## start

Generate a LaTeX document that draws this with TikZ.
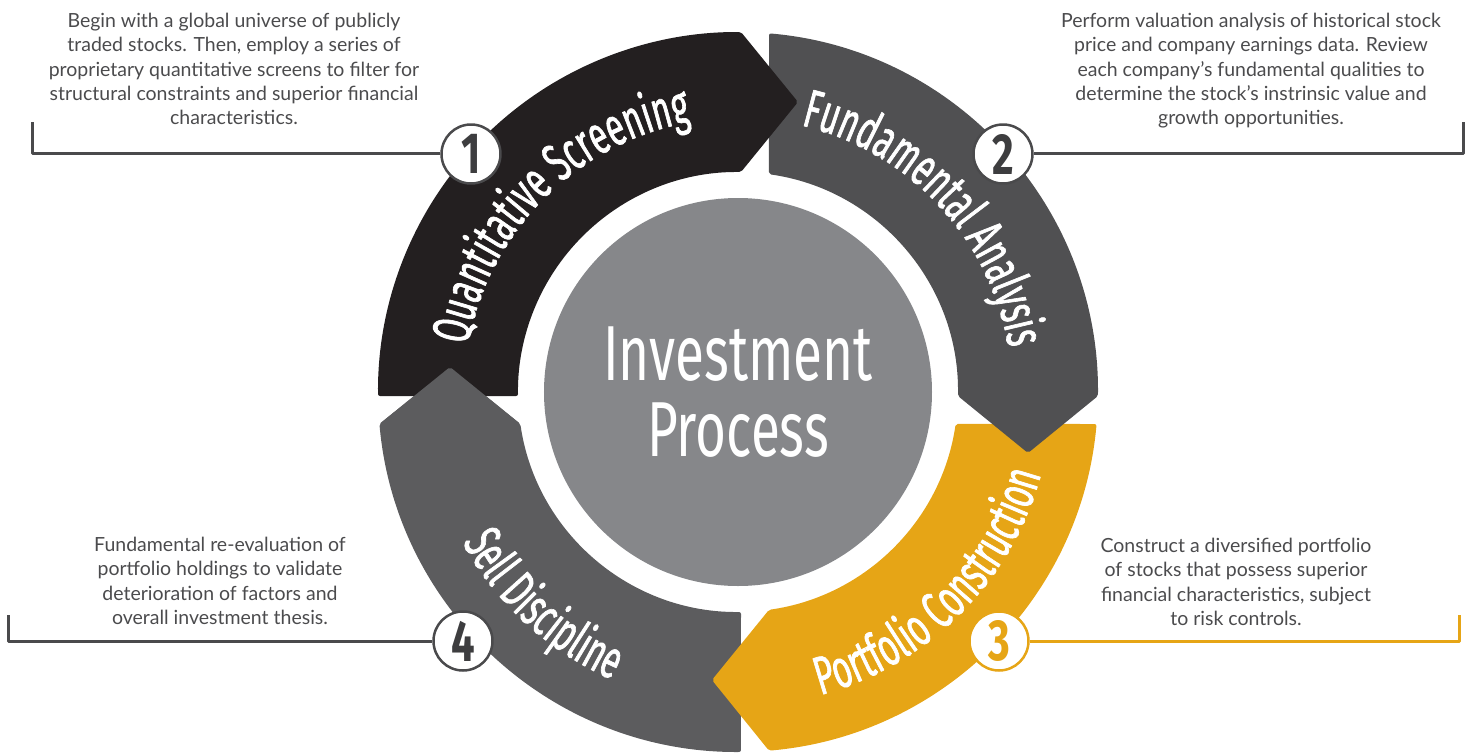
\documentclass[tikz,border=0pt]{standalone}
\usepackage{fontspec}
\setmainfont{Lato}
\newfontfamily\ringfont[FakeStretch=0.6,FakeBold=1.2]{Fira Sans}
\newfontfamily\hubfont[FakeStretch=0.68]{Fira Sans}
\newfontfamily\numfont[FakeStretch=0.72]{Fira Sans}
\usetikzlibrary{decorations.text}
\usetikzlibrary{positioning}

\definecolor{segA}{HTML}{231F20}
\definecolor{segB}{HTML}{505052}
\definecolor{segC}{HTML}{E6A516}
\definecolor{segD}{HTML}{5C5C5E}
\definecolor{hubgray}{HTML}{86878A}
\definecolor{leadgray}{HTML}{4A4A4C}
\definecolor{descgray}{HTML}{4B4B4D}
\definecolor{numgray}{HTML}{3D3D3F}

\tikzset{
  hub/.style={circle,fill=hubgray,minimum size=388pt,inner sep=0pt,align=center,text=white,
    font=\hubfont\fontsize{78}{76}\selectfont},
  ringtext/.style={decorate,decoration={text along path,text align=center,text color=white,
    text={|\ringfont\fontsize{54}{54}\selectfont|#1}}},
  stepnum/.style={circle,draw=leadgray,line width=2.5pt,fill=white,minimum size=59pt,inner sep=0pt,
    text=numgray,font=\numfont\bfseries\fontsize{58}{58}\selectfont},
  desc/.style={align=center,anchor=north,inner sep=0pt,text=descgray,
    font=\fontsize{19.5}{24.25}\selectfont},
  lead/.style={line width=3pt,draw=leadgray}
}

\begin{document}
\begin{tikzpicture}[x=1pt,y=1pt,line join=round]
\useasboundingbox (-738,-361) rectangle (733,392);

\node[hub] (hub) at (0,0) {Investment\\Process};

\fill[segD,rounded corners=2pt] (270.477:360) arc[start angle=270.477,end angle=185.10,radius=360] -- (-288,25) -- (188.36:220) arc[start angle=188.36,end angle=270.781,radius=220] -- cycle;
\fill[segC,rounded corners=2pt] (-5.10:360) arc[start angle=-5.10,end angle=-85.06,radius=360] -- (-26,-288) -- (-81.90:220) arc[start angle=-81.90,end angle=-8.36,radius=220] -- cycle;
\fill[segB,rounded corners=2pt] (85.06:360) arc[start angle=85.06,end angle=-0.637,radius=360] -- (290,-61) -- (-1.042:220) arc[start angle=-1.042,end angle=81.90,radius=220] -- cycle;
\fill[segA,rounded corners=2pt] (180.637:360) arc[start angle=180.637,end angle=89.523,radius=360] -- (60,290) -- (89.219:220) arc[start angle=89.219,end angle=181.042,radius=220] -- cycle;
\fill[segD,rounded corners=2pt] (-358.57,-32) -- (-288,25) -- (-217.7,-32) -- cycle;

\path[ringtext=Quantitative Screening] (175:274) arc[start angle=175,end angle=95,radius=274];
\path[ringtext=Fundamental Analysis] (85:274) arc[start angle=85,end angle=1,radius=274];
\path[ringtext=Portfolio Construction] (-85:314) arc[start angle=-85,end angle=-5,radius=314];
\path[ringtext=Sell Discipline] (187:314) arc[start angle=187,end angle=268,radius=314];

\coordinate (e1) at (-705,270);
\coordinate (e2) at (725,270);
\coordinate (e3) at (721,-223);
\coordinate (e4) at (-729,-223);

\node[stepnum] (n1) at (-267,238) {1};
\node[stepnum] (n2) at (265,238) {2};
\node[stepnum,draw=segC,text=segC] (n3) at (261,-249) {3};
\node[stepnum] (n4) at (-275,-249) {4};

\draw[lead] (n1.west) -- (e1 |- n1) -- (e1);
\draw[lead] (n2.east) -- (e2 |- n2) -- (e2);
\draw[lead,draw=segC] (n3.east) -- (e3 |- n3) -- (e3);
\draw[lead] (n4.west) -- (e4 |- n4) -- (e4);

\node[desc] (d1) at (-504,379) {Begin with a global universe of publicly\\traded stocks. Then, employ a series of\\proprietary quantitative screens to filter for\\structural constraints and superior financial\\characteristics.};
\node[desc] (d2) at (513,379) {Perform valuation analysis of historical stock\\price and company earnings data. Review\\each company’s fundamental qualities to\\determine the stock’s instrinsic value and\\growth opportunities.};
\node[desc] (d3) at (498,-146) {Construct a diversified portfolio\\of stocks that possess superior\\financial characteristics, subject\\to risk controls.};
\node[desc] (d4) at (-518,-145) {Fundamental re-evaluation of\\portfolio holdings to validate\\deterioration of factors and\\overall investment thesis.};
\end{tikzpicture}
\end{document}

## end

> _Stated task_
All lines holding the word "that" should be picked out and copied.

> _Solution for this task_
Generate a LaTeX document that draws this with TikZ.
\node[desc] (d3) at (498,-146) {Construct a diversified portfolio\\of stocks that possess superior\\financial characteristics, subject\\to risk controls.};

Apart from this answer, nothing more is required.